I would consider (but am not sure if I would end up adding) a mention
that CBOR can convey time values, and thus that protocols using CBOR to
convey time values are likely to rely on a source of accurate time.

I might incorporate by reference the RFC 4648 security considerations
since we talk about base64 in several places.

Protocols using CBOR text strings will likely have internationalization
considerations; whether CBOR itself should mention this is not entirely
clear to me.

The potential loss of (e.g., type) information when converting from CBOR
to JSON is probably worth a mention, noting that applications performing
such conversions should consider whether they are affected and/or it's
desired to include specific type information in the generated JSON.

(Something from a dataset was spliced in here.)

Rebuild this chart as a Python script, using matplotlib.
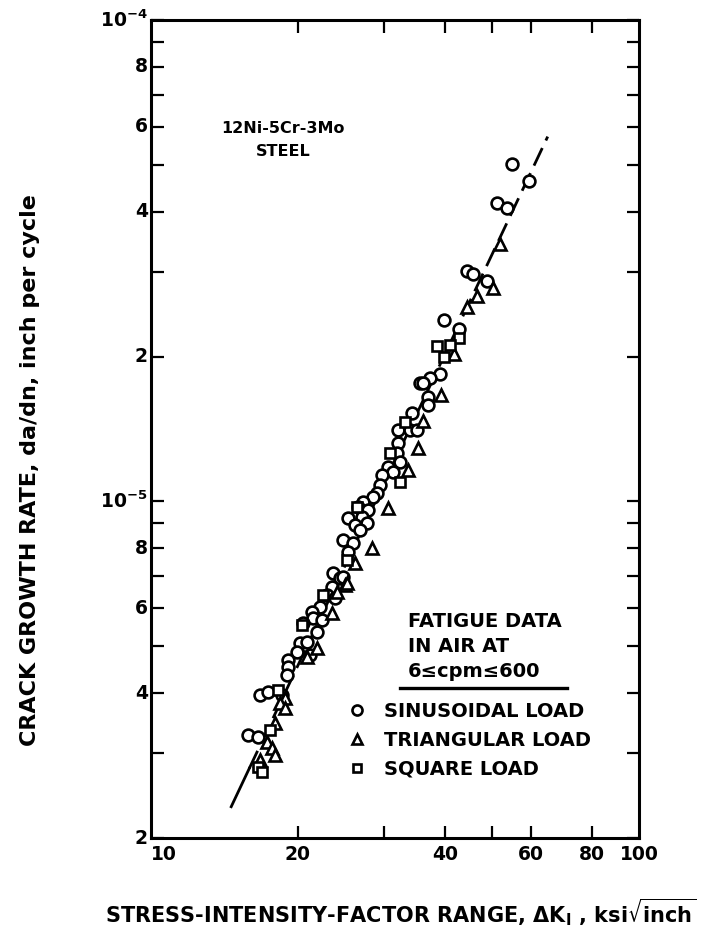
import numpy as np
import matplotlib; matplotlib.use("Agg")
import matplotlib.pyplot as plt
from matplotlib.ticker import FixedLocator, NullLocator
from matplotlib.lines import Line2D

# ΔK (ksi√in) , da/dn (1e-6 in/cycle)
sin_dk = [54.9, 59.5, 51.2, 53.6, 44.4, 45.7, 48.8, 39.9, 42.8, 39.1, 37.3, 35.6, 36.1, 37.0, 37.0,
          34.3, 32.1, 33.9, 35.1, 32.1, 31.9, 32.4, 30.6, 31.3, 29.7, 29.5, 29.05, 28.5, 27.2, 26.6,
          27.8, 25.3, 27.1, 26.2, 27.7, 26.8, 24.7, 25.9, 25.3, 23.6, 24.4, 24.7, 23.5, 22.95, 23.8,
          22.2, 21.4, 21.5, 22.4, 20.5, 21.9, 20.2, 20.9, 19.9, 21.2, 19.1, 19.1, 19.0, 16.7, 17.4,
          15.8, 16.6, 18.55]
sin_da = [50.2, 46.3, 41.7, 40.7, 30.1, 29.7, 28.7, 23.8, 22.8, 18.4, 18.05, 17.6, 17.6, 16.5, 15.9,
          15.3, 14.1, 14.1, 14.1, 13.2, 12.6, 12.1, 11.8, 11.5, 11.35, 10.8, 10.4, 10.2, 9.98, 9.74,
          9.6, 9.24, 9.29, 8.94, 9.02, 8.73, 8.32, 8.2, 7.85, 7.1, 6.94, 6.97, 6.65, 6.39, 6.3,
          6.04, 5.9, 5.73, 5.67, 5.59, 5.36, 5.08, 5.1, 4.87, 4.8, 4.69, 4.53, 4.36, 3.96, 4.02,
          3.27, 3.24, 3.96]
tri_dk = [51.9, 50.2, 46.6, 44.4, 41.8, 39.3, 36.1, 35.25, 33.6, 30.6, 28.4, 26.2, 25.0, 25.2,
          23.5, 21.9, 18.8, 18.4, 18.8, 17.95, 17.3, 17.7, 17.95, 16.7, 24.05, 20.9]
tri_da = [34.3, 27.8, 26.7, 25.35, 20.2, 16.6, 14.7, 12.9, 11.6, 9.69, 8.0, 7.45, 6.71, 6.77,
          5.87, 4.96, 3.91, 3.82, 3.72, 3.47, 3.17, 3.08, 2.98, 2.9, 6.49, 4.75]
sq_dk = [38.6, 39.85, 42.8, 41.0, 33.15, 30.9, 32.4, 25.2, 18.2, 17.5, 16.6, 16.9, 22.5, 20.4, 26.4]
sq_da = [21.0, 19.95, 21.85, 21.1, 14.6, 12.6, 11.0, 7.56, 4.06, 3.35, 2.81, 2.74, 6.39, 5.54, 9.74]

# fitted line  da/dn = C * dK^m
fit_m = 2.146
fit_c = 2.34e-6 / 14.65 ** 2.146
fit_solid = [14.6, 15.9]
fit_dash = [15.9, 65.0]

x_ticks = [20, 30, 40, 50, 60, 80]
x_labels = ["10", "20", "40", "60", "80", "100"]
x_label_pos = [10, 20, 40, 60, 80, 100]
y_ticks = [2, 3, 4, 5, 6, 7, 8, 9, 10, 20, 30, 40, 50, 60, 70, 80, 90, 100]
y_label_pos = [2, 4, 6, 8, 10, 20, 40, 60, 80, 100]
y_labels = ["2", "4", "6", "8", r"$\mathbf{10^{-5}}$", "2", "4", "6", "8", r"$\mathbf{10^{-4}}$"]

plt.rcParams['font.family'] = ['DejaVu Sans']
plt.rcParams['font.weight'] = 'bold'
plt.rcParams['mathtext.default'] = 'bf'

fig = plt.figure(figsize=(7.06, 9.43), dpi=100)
ax = fig.add_axes([151/706, 1-838/943, (639-151)/706, (838-20)/943])
ax.set_xscale('log'); ax.set_yscale('log')
ax.set_xlim(10, 100); ax.set_ylim(2e-6, 1e-4)

mk = dict(ls='none', mfc='white', mec='black', mew=1.9, ms=8.5, zorder=3)
ax.plot(sin_dk, np.array(sin_da)*1e-6, marker='o', label='SINUSOIDAL LOAD', **mk)
ax.plot(tri_dk, np.array(tri_da)*1e-6, marker='^', label='TRIANGULAR LOAD', **mk)
ax.plot(sq_dk, np.array(sq_da)*1e-6, marker='s', label='SQUARE LOAD', **dict(mk, ms=7.5))

xs = np.array(fit_solid); ax.plot(xs, fit_c*xs**fit_m, color='black', lw=2, zorder=2)
xd = np.array(fit_dash); ax.plot(xd, fit_c*xd**fit_m, color='black', lw=2, dashes=(7, 3), zorder=2)

for sp in ax.spines.values():
    sp.set_linewidth(2.2)
ax.tick_params(which='both', direction='in', top=True, right=True, length=9, width=1.6)
ax.xaxis.set_major_locator(FixedLocator(x_ticks))
ax.xaxis.set_minor_locator(NullLocator())
ax.yaxis.set_major_locator(FixedLocator([t*1e-6 for t in y_ticks]))
ax.yaxis.set_minor_locator(NullLocator())
ax.set_xticklabels([]); ax.set_yticklabels([])
for v, s in zip(x_label_pos, x_labels):
    ax.text(v, 1.93e-6, s, ha='left' if v == 10 else 'center', va='top', fontsize=13.5, fontweight='bold')
for v, s in zip(y_label_pos, y_labels):
    ax.text(9.85, v*1e-6, s, ha='right', va='center', fontsize=13.5, fontweight='bold')

ax.text(0.27, 0.853, "12Ni-5Cr-3Mo\nSTEEL", transform=ax.transAxes, ha='center', va='center',
        fontsize=11.5, fontweight='bold', linespacing=1.7)
ax.text(0.527, 0.2347, "FATIGUE DATA\nIN AIR AT\n6≤cpm≤600", transform=ax.transAxes,
        ha='left', va='center', fontsize=14, fontweight='bold', linespacing=1.4)
ax.add_line(Line2D([0.510, 0.852], [(838-688)/818]*2, transform=ax.transAxes, color='black', lw=2.4))
ax.legend(loc='upper left', bbox_to_anchor=(0.379, 0.178), frameon=False, handletextpad=0.75,
          labelspacing=0.5, borderpad=0, handlelength=1.2, markerscale=0.85,
          prop={'weight': 'bold', 'size': 14})

fig.text(401/706, 1-912/943, r"STRESS-INTENSITY-FACTOR RANGE, $\mathbf{\Delta K_I}$ , ksi$\sqrt{\mathbf{inch}}$",
         ha='center', va='center', fontsize=15, fontweight='bold')
fig.text(30/706, 1-470/943, "CRACK GROWTH RATE, da/dn, inch per cycle", rotation=90,
         ha='center', va='center', fontsize=16, fontweight='bold')

fig.savefig("out.png", dpi=100, facecolor='white')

   numbers may exceed linear effort.  Also, some hash-table
   implementations that are used by decoders to build in-memory
   representations of maps can be attacked to spend quadratic effort,
   unless a secret key (see Section 7 of [SIPHASH]) or some other
   mitigation is employed.  Such superlinear efforts can be exploited by

It seems likely that an alternate reference not behind a paywall would
be usable to make this point.

Section 11.2

Would not [PCRE] need to be normative (if that functionality remains,
per the DISCUSS)?

Appendix A

[I did not verify the examples.]

   ATTIC FIFTY STATERS).  (Note that all these single-character strings
   could also be represented in native UTF-8 in diagnostic notation,
   just not in an ASCII-only specification like the present one.)  In

The present specification is not ASCII-only...

Appendix C

     return 0;                     // no break out

Should this be 'return mt'?  IIUC the return value is a message type
or -1 for the break code, and errors are indicated out of band via
fail().

   void encode_sint(int64_t n) {
     uint64t ui = n >> 63;    // extend sign to whole length
     mt = ui & 0x20;          // extract major type

If this is supposed to be C, you probably want to declare mt.

Appendix F

   *  major type 7, additional information 24, value < 32 (incorrect or
      incorrectly encoded simple type)

I see "incorrectly encoded", but I'm not sure I understand what is meant
by "incorrect simple type".

Appendix G.3

   integers and floating point values.  Experience from implementation
   and use now suggested that the separation between these two number
   domains should be more clearly drawn in the document; language that
   suggested an integer could seamlessly stand in for a floating point
   value was removed.  Also, a suggestion (based on I-JSON [RFC7493])

So instead we have skew between the generic data model and the extended
model, where the generic model thinks some numers are different that the
extended model treats as the same.  Should we mention that here as well?